**Objective**
Pictures in the data below are not part of the copy; transcribe everything else exactly.
▬▬▬▬▬▬
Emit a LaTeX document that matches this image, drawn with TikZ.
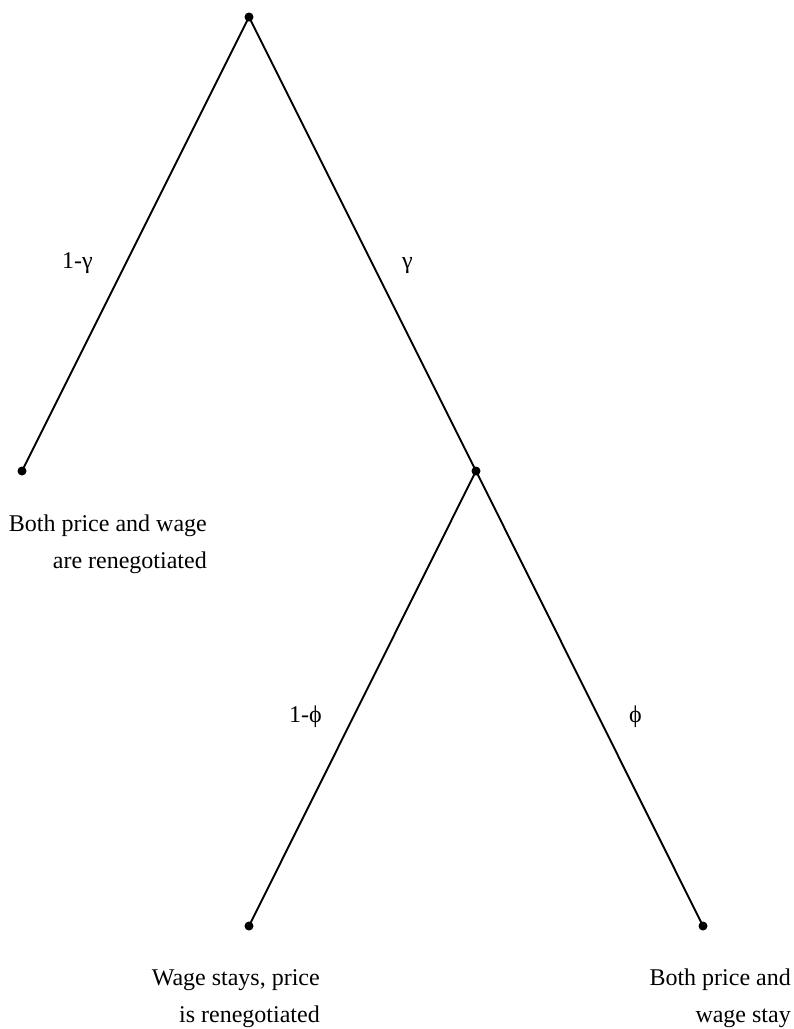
\documentclass[tikz,border=0pt]{standalone}
\usepackage{fontspec}
\setmainfont{Liberation Serif}
\begin{document}
\begin{tikzpicture}[x=1pt,y=-1pt,
  dotnode/.style={circle,fill=black,inner sep=0pt,minimum size=9pt},
  branch/.style={line width=1.9pt},
  leaftext/.style={inner sep=0pt,anchor=base east,align=right,font=\fontsize{24}{37}\selectfont},
  problabel/.style={inner sep=0pt,anchor=base west,font=\fontsize{24}{28}\selectfont}]
\useasboundingbox (0,0) rectangle (794,1029);
\node[dotnode] (n0) at (249,17) {};
\node[dotnode] (n1) at (22,471) {};
\node[dotnode] (n2) at (476,471) {};
\node[dotnode] (n3) at (249,926) {};
\node[dotnode] (n4) at (703,926) {};
\draw[branch] (n0.center) -- (n1.center);
\draw[branch] (n0.center) -- (n2.center);
\draw[branch] (n2.center) -- (n3.center);
\draw[branch] (n2.center) -- (n4.center);
\node[problabel] (lg1) at (62,268) {1-γ};
\node[problabel] (lg2) at (402,268) {γ};
\node[problabel] (lp1) at (289,722) {1-ϕ};
\node[problabel] (lp2) at (629,722) {ϕ};
\node[leaftext] (t1) at (207,568) {Both price and wage\\are renegotiated};
\node[leaftext] (t3) at (320,1022) {Wage stays, price\\is renegotiated};
\node[leaftext] (t4) at (791,1022) {Both price and\\wage stay};
\end{tikzpicture}
\end{document}
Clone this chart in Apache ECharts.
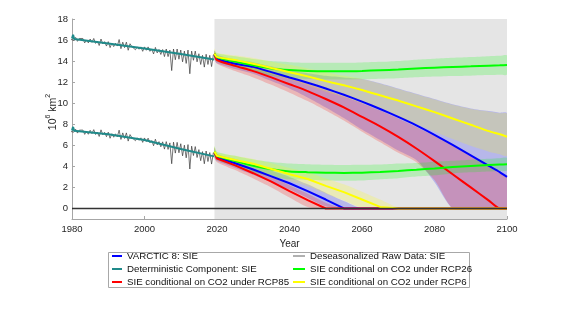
▬▬▬▬▬▬
**Full output**
Emit a LaTeX document that matches this image, drawn with TikZ.
\documentclass[tikz,border=0pt]{standalone}
\usepackage{fontspec}
\setmainfont{Liberation Serif}
\begin{document}
\begin{tikzpicture}[x=1pt,y=-1pt,
  dotnode/.style={circle,fill=black,inner sep=0pt,minimum size=9pt},
  branch/.style={line width=1.9pt},
  leaftext/.style={inner sep=0pt,anchor=base east,align=right,font=\fontsize{24}{37}\selectfont},
  problabel/.style={inner sep=0pt,anchor=base west,font=\fontsize{24}{28}\selectfont}]
\useasboundingbox (0,0) rectangle (794,1029);
\node[dotnode] (n0) at (249,17) {};
\node[dotnode] (n1) at (22,471) {};
\node[dotnode] (n2) at (476,471) {};
\node[dotnode] (n3) at (249,926) {};
\node[dotnode] (n4) at (703,926) {};
\draw[branch] (n0.center) -- (n1.center);
\draw[branch] (n0.center) -- (n2.center);
\draw[branch] (n2.center) -- (n3.center);
\draw[branch] (n2.center) -- (n4.center);
\node[problabel] (lg1) at (62,268) {1-γ};
\node[problabel] (lg2) at (402,268) {γ};
\node[problabel] (lp1) at (289,722) {1-ϕ};
\node[problabel] (lp2) at (629,722) {ϕ};
\node[leaftext] (t1) at (207,568) {Both price and wage\\are renegotiated};
\node[leaftext] (t3) at (320,1022) {Wage stays, price\\is renegotiated};
\node[leaftext] (t4) at (791,1022) {Both price and\\wage stay};
\end{tikzpicture}
\end{document}
Clone this chart in Apache ECharts.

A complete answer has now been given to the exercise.